In June 2007, Ruslan Atlangeriev flew from Moscow to London. To any casual observer he looked like just one more Russian businessman taking advantage of the opportunities to combine some work and pleasure in a great world city. He’d even taken his son along for the trip, and because he wasn’t short of money, he had checked in to the London Hilton on Park Lane. That was handy for the sights, the designer shops in Knightsbridge or on Bond Street, and of course for the business meeting he was expecting to have a stone’s throw from the hotel.

MI5 knew that Atlangeriev was coming. They knew which flight he’d be on, and what day. More importantly they knew why he was coming. He was coming to London to kill somebody.

The intelligence, passed to the Security Service by MI6, was explicit and stark. As a result, from the moment the visitor picked up his bags from the carousel at Heathrow he was being tailed by watchers from A4, MI5’s surveillance section. For the watchers it made a nice change from the counter-terrorism work that had taken over their lives since the jihadist London bombings of 2005.

Those who’ve seen A4 in action can be evangelical about their prowess. They sometimes deploy dozens of watchers against a single target, all kinds of people from middle-aged ladies to hipsters. Mobile surveillance can switch slickly in minutes between a builder’s van, a motorbike, and a London cab. Targets conditioned by spy or cop movies to expect two thirty-something men sitting in the front of a Ford or Toyota saloon will never spot A4.

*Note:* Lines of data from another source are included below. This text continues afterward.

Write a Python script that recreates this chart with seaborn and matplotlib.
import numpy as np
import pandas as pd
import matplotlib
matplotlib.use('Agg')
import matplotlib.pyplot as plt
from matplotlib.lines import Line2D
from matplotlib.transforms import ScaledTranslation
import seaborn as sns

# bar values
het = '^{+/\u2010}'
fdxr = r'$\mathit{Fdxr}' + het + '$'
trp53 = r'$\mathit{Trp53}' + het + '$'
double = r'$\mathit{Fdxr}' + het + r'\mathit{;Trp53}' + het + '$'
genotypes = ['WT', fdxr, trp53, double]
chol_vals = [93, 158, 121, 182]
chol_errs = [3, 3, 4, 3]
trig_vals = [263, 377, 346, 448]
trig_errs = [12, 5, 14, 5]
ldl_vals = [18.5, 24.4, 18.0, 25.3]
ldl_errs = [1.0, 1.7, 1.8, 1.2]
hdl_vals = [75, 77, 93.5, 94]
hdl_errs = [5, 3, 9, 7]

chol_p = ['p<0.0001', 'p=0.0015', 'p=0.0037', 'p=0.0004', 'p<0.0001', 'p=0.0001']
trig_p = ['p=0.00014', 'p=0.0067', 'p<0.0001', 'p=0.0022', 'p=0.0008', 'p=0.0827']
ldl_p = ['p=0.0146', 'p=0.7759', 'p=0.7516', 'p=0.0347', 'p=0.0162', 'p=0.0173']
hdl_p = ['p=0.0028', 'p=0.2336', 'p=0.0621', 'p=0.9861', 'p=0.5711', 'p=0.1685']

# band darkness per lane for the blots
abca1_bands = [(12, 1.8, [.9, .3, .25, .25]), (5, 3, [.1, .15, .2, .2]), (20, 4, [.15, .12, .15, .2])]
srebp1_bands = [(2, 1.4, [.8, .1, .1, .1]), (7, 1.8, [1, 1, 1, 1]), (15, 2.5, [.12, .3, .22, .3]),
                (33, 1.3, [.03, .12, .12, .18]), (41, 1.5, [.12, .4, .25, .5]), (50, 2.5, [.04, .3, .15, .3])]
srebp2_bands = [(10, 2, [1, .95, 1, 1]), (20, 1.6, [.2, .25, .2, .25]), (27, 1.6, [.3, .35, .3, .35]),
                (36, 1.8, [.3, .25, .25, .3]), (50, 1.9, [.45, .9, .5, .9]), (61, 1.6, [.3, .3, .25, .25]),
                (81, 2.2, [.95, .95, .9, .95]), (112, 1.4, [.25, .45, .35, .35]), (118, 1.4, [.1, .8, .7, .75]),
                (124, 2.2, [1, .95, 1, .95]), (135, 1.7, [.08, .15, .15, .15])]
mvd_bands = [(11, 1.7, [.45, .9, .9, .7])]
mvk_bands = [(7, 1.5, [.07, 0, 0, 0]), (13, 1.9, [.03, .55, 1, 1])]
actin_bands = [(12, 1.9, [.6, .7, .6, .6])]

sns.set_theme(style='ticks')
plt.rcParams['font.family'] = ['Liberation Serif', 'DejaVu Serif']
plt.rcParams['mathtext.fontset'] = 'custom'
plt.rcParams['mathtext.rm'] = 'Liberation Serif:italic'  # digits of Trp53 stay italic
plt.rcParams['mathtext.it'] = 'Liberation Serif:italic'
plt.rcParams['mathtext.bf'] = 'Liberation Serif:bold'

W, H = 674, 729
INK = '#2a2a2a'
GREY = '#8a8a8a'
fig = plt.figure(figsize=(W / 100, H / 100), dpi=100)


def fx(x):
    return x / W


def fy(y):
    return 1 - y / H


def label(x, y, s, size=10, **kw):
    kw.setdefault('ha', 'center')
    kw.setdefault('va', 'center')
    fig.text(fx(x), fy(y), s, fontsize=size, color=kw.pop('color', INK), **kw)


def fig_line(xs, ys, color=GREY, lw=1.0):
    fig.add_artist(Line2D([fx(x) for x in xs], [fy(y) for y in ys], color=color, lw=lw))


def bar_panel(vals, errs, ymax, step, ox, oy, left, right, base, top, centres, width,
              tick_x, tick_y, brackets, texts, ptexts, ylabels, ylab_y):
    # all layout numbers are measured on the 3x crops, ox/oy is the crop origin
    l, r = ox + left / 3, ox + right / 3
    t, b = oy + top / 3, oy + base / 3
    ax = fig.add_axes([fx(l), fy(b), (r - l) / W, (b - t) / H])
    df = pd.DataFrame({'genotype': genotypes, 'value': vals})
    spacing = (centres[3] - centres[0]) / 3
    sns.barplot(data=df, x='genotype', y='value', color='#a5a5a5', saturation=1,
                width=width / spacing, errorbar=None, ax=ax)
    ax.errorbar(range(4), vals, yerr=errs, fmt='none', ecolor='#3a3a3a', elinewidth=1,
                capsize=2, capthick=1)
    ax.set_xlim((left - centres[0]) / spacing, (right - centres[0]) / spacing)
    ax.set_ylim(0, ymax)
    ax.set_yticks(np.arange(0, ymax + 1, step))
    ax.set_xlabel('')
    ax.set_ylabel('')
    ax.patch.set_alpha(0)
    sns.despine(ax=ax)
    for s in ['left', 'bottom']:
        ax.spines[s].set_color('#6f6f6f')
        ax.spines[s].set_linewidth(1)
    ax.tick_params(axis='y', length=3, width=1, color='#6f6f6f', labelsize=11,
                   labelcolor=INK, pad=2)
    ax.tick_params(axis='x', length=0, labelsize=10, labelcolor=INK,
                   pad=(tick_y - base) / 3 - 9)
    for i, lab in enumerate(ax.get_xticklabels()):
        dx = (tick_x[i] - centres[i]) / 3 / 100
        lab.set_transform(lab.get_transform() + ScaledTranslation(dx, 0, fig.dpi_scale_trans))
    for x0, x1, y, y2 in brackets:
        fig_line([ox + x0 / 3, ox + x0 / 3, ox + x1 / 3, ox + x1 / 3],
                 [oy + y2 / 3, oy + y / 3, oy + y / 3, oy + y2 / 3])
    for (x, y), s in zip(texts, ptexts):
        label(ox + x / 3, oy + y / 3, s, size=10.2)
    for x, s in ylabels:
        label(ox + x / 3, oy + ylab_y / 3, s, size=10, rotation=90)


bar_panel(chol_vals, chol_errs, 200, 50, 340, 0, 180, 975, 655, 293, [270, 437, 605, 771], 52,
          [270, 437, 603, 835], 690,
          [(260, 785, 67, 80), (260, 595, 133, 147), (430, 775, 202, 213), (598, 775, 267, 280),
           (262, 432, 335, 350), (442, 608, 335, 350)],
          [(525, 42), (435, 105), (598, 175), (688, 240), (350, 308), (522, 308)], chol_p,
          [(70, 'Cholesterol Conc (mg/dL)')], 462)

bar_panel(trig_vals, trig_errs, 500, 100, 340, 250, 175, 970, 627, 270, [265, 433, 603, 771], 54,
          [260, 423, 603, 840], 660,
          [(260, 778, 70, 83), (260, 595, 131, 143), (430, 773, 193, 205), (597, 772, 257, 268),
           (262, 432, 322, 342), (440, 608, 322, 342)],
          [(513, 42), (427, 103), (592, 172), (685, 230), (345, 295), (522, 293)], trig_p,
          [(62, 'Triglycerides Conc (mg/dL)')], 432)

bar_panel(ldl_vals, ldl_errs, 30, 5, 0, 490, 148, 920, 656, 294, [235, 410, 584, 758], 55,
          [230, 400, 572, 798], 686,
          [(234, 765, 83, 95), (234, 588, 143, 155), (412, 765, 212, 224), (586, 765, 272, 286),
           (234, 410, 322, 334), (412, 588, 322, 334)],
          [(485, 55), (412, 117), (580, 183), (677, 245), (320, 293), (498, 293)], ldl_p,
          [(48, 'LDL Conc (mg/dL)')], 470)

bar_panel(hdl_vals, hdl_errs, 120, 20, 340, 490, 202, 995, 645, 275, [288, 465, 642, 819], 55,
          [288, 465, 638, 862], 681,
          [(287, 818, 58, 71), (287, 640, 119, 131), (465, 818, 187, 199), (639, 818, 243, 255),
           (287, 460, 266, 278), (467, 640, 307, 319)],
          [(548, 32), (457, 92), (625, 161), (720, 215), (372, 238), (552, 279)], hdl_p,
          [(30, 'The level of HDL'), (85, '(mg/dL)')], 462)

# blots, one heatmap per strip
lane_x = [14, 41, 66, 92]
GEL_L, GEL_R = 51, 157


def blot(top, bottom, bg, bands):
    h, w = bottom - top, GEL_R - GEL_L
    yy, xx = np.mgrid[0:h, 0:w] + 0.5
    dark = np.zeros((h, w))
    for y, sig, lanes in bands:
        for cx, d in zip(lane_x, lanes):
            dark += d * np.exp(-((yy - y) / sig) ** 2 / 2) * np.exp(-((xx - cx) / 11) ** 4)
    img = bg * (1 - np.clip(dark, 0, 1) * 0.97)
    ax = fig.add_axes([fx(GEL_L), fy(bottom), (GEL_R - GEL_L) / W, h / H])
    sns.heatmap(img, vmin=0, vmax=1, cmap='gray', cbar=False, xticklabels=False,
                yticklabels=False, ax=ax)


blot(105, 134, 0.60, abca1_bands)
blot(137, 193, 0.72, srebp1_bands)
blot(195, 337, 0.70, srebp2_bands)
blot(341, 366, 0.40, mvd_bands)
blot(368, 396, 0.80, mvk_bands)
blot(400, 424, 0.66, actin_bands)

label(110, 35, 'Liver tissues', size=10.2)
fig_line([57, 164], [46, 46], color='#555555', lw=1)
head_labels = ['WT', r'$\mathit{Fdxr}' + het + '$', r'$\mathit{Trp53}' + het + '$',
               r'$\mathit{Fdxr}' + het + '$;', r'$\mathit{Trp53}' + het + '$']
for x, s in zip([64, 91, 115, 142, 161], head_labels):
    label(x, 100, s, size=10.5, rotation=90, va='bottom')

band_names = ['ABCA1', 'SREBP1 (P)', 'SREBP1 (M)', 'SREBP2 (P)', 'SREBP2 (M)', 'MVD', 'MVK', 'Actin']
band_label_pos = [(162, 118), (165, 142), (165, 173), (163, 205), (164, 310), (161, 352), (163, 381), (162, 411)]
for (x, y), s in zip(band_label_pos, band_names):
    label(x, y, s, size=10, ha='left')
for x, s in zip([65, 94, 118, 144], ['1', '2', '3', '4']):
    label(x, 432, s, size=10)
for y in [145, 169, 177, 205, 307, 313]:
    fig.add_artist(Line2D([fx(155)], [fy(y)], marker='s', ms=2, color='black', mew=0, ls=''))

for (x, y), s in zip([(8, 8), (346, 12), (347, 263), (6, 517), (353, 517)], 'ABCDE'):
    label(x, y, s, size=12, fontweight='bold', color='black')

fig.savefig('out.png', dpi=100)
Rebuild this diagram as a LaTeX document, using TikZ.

So they mounted surveillance on Atlangeriev. Like most intelligence-led operations MI5 had some pieces of the puzzle but not all. They knew why Atlangeriev was in London, and they knew who his target was, but they didn’t know how exactly he planned to strike. His room at the Hilton was checked for weapons and they found none. Because of the unknowns, and concern that there might be more than one hitman, the decision was taken to move the target out of harm’s way.